- **What is expected**
Give the listing below again in full, exactly as written.

-- start Available data --

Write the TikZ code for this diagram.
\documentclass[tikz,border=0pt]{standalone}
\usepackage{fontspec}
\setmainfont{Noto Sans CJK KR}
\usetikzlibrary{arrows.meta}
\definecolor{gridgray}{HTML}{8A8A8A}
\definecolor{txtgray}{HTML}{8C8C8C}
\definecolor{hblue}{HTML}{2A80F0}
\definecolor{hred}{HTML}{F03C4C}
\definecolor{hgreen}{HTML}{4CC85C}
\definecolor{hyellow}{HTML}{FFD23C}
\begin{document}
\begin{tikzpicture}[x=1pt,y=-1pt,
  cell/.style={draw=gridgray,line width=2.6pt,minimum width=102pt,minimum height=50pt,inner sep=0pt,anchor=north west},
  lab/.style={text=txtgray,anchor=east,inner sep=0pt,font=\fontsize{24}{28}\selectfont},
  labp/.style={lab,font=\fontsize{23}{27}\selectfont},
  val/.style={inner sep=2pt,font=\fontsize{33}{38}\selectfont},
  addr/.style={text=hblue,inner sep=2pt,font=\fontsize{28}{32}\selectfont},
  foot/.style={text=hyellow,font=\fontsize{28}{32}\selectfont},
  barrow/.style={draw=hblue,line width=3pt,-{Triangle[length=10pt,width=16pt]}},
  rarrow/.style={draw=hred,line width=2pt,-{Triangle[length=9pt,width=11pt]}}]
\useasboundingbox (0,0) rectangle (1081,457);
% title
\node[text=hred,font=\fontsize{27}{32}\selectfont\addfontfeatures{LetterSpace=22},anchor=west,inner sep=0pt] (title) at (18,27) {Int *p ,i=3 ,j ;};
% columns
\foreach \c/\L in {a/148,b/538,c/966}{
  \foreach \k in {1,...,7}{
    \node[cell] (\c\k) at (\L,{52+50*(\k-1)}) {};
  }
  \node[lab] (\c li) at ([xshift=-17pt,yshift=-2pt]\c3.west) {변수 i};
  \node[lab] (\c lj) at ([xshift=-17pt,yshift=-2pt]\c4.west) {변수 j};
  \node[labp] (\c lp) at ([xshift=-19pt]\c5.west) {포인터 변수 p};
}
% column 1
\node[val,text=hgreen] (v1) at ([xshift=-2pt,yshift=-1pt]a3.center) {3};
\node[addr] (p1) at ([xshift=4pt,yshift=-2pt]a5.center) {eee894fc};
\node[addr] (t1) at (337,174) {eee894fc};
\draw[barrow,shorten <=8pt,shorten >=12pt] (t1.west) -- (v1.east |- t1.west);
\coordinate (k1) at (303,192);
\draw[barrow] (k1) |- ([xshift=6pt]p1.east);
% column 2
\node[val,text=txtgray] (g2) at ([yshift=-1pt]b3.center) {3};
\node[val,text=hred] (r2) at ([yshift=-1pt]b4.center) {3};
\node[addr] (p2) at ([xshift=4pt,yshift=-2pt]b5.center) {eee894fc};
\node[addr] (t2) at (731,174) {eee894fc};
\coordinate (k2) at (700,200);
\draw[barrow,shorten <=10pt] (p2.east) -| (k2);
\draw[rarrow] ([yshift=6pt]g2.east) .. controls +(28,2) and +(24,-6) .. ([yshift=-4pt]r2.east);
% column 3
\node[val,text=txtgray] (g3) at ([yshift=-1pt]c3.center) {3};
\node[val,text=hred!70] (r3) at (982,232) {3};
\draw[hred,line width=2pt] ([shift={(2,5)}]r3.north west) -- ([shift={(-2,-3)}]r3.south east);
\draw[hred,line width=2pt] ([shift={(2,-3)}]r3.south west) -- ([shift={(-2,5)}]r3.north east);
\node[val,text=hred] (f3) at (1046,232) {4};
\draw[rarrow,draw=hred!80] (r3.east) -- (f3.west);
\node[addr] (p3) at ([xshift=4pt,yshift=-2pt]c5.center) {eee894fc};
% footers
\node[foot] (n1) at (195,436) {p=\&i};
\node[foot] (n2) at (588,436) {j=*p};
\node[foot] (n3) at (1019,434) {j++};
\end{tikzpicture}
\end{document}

-- end Available data --

- **Response for this exercise**
Write the TikZ code for this diagram.
\documentclass[tikz,border=0pt]{standalone}
\usepackage{fontspec}
\setmainfont{Noto Sans CJK KR}
\usetikzlibrary{arrows.meta}
\definecolor{gridgray}{HTML}{8A8A8A}
\definecolor{txtgray}{HTML}{8C8C8C}
\definecolor{hblue}{HTML}{2A80F0}
\definecolor{hred}{HTML}{F03C4C}
\definecolor{hgreen}{HTML}{4CC85C}
\definecolor{hyellow}{HTML}{FFD23C}
\begin{document}
\begin{tikzpicture}[x=1pt,y=-1pt,
  cell/.style={draw=gridgray,line width=2.6pt,minimum width=102pt,minimum height=50pt,inner sep=0pt,anchor=north west},
  lab/.style={text=txtgray,anchor=east,inner sep=0pt,font=\fontsize{24}{28}\selectfont},
  labp/.style={lab,font=\fontsize{23}{27}\selectfont},
  val/.style={inner sep=2pt,font=\fontsize{33}{38}\selectfont},
  addr/.style={text=hblue,inner sep=2pt,font=\fontsize{28}{32}\selectfont},
  foot/.style={text=hyellow,font=\fontsize{28}{32}\selectfont},
  barrow/.style={draw=hblue,line width=3pt,-{Triangle[length=10pt,width=16pt]}},
  rarrow/.style={draw=hred,line width=2pt,-{Triangle[length=9pt,width=11pt]}}]
\useasboundingbox (0,0) rectangle (1081,457);
% title
\node[text=hred,font=\fontsize{27}{32}\selectfont\addfontfeatures{LetterSpace=22},anchor=west,inner sep=0pt] (title) at (18,27) {Int *p ,i=3 ,j ;};
% columns
\foreach \c/\L in {a/148,b/538,c/966}{
  \foreach \k in {1,...,7}{
    \node[cell] (\c\k) at (\L,{52+50*(\k-1)}) {};
  }
  \node[lab] (\c li) at ([xshift=-17pt,yshift=-2pt]\c3.west) {변수 i};
  \node[lab] (\c lj) at ([xshift=-17pt,yshift=-2pt]\c4.west) {변수 j};
  \node[labp] (\c lp) at ([xshift=-19pt]\c5.west) {포인터 변수 p};
}
% column 1
\node[val,text=hgreen] (v1) at ([xshift=-2pt,yshift=-1pt]a3.center) {3};
\node[addr] (p1) at ([xshift=4pt,yshift=-2pt]a5.center) {eee894fc};
\node[addr] (t1) at (337,174) {eee894fc};
\draw[barrow,shorten <=8pt,shorten >=12pt] (t1.west) -- (v1.east |- t1.west);
\coordinate (k1) at (303,192);
\draw[barrow] (k1) |- ([xshift=6pt]p1.east);
% column 2
\node[val,text=txtgray] (g2) at ([yshift=-1pt]b3.center) {3};
\node[val,text=hred] (r2) at ([yshift=-1pt]b4.center) {3};
\node[addr] (p2) at ([xshift=4pt,yshift=-2pt]b5.center) {eee894fc};
\node[addr] (t2) at (731,174) {eee894fc};
\coordinate (k2) at (700,200);
\draw[barrow,shorten <=10pt] (p2.east) -| (k2);
\draw[rarrow] ([yshift=6pt]g2.east) .. controls +(28,2) and +(24,-6) .. ([yshift=-4pt]r2.east);
% column 3
\node[val,text=txtgray] (g3) at ([yshift=-1pt]c3.center) {3};
\node[val,text=hred!70] (r3) at (982,232) {3};
\draw[hred,line width=2pt] ([shift={(2,5)}]r3.north west) -- ([shift={(-2,-3)}]r3.south east);
\draw[hred,line width=2pt] ([shift={(2,-3)}]r3.south west) -- ([shift={(-2,5)}]r3.north east);
\node[val,text=hred] (f3) at (1046,232) {4};
\draw[rarrow,draw=hred!80] (r3.east) -- (f3.west);
\node[addr] (p3) at ([xshift=4pt,yshift=-2pt]c5.center) {eee894fc};
% footers
\node[foot] (n1) at (195,436) {p=\&i};
\node[foot] (n2) at (588,436) {j=*p};
\node[foot] (n3) at (1019,434) {j++};
\end{tikzpicture}
\end{document}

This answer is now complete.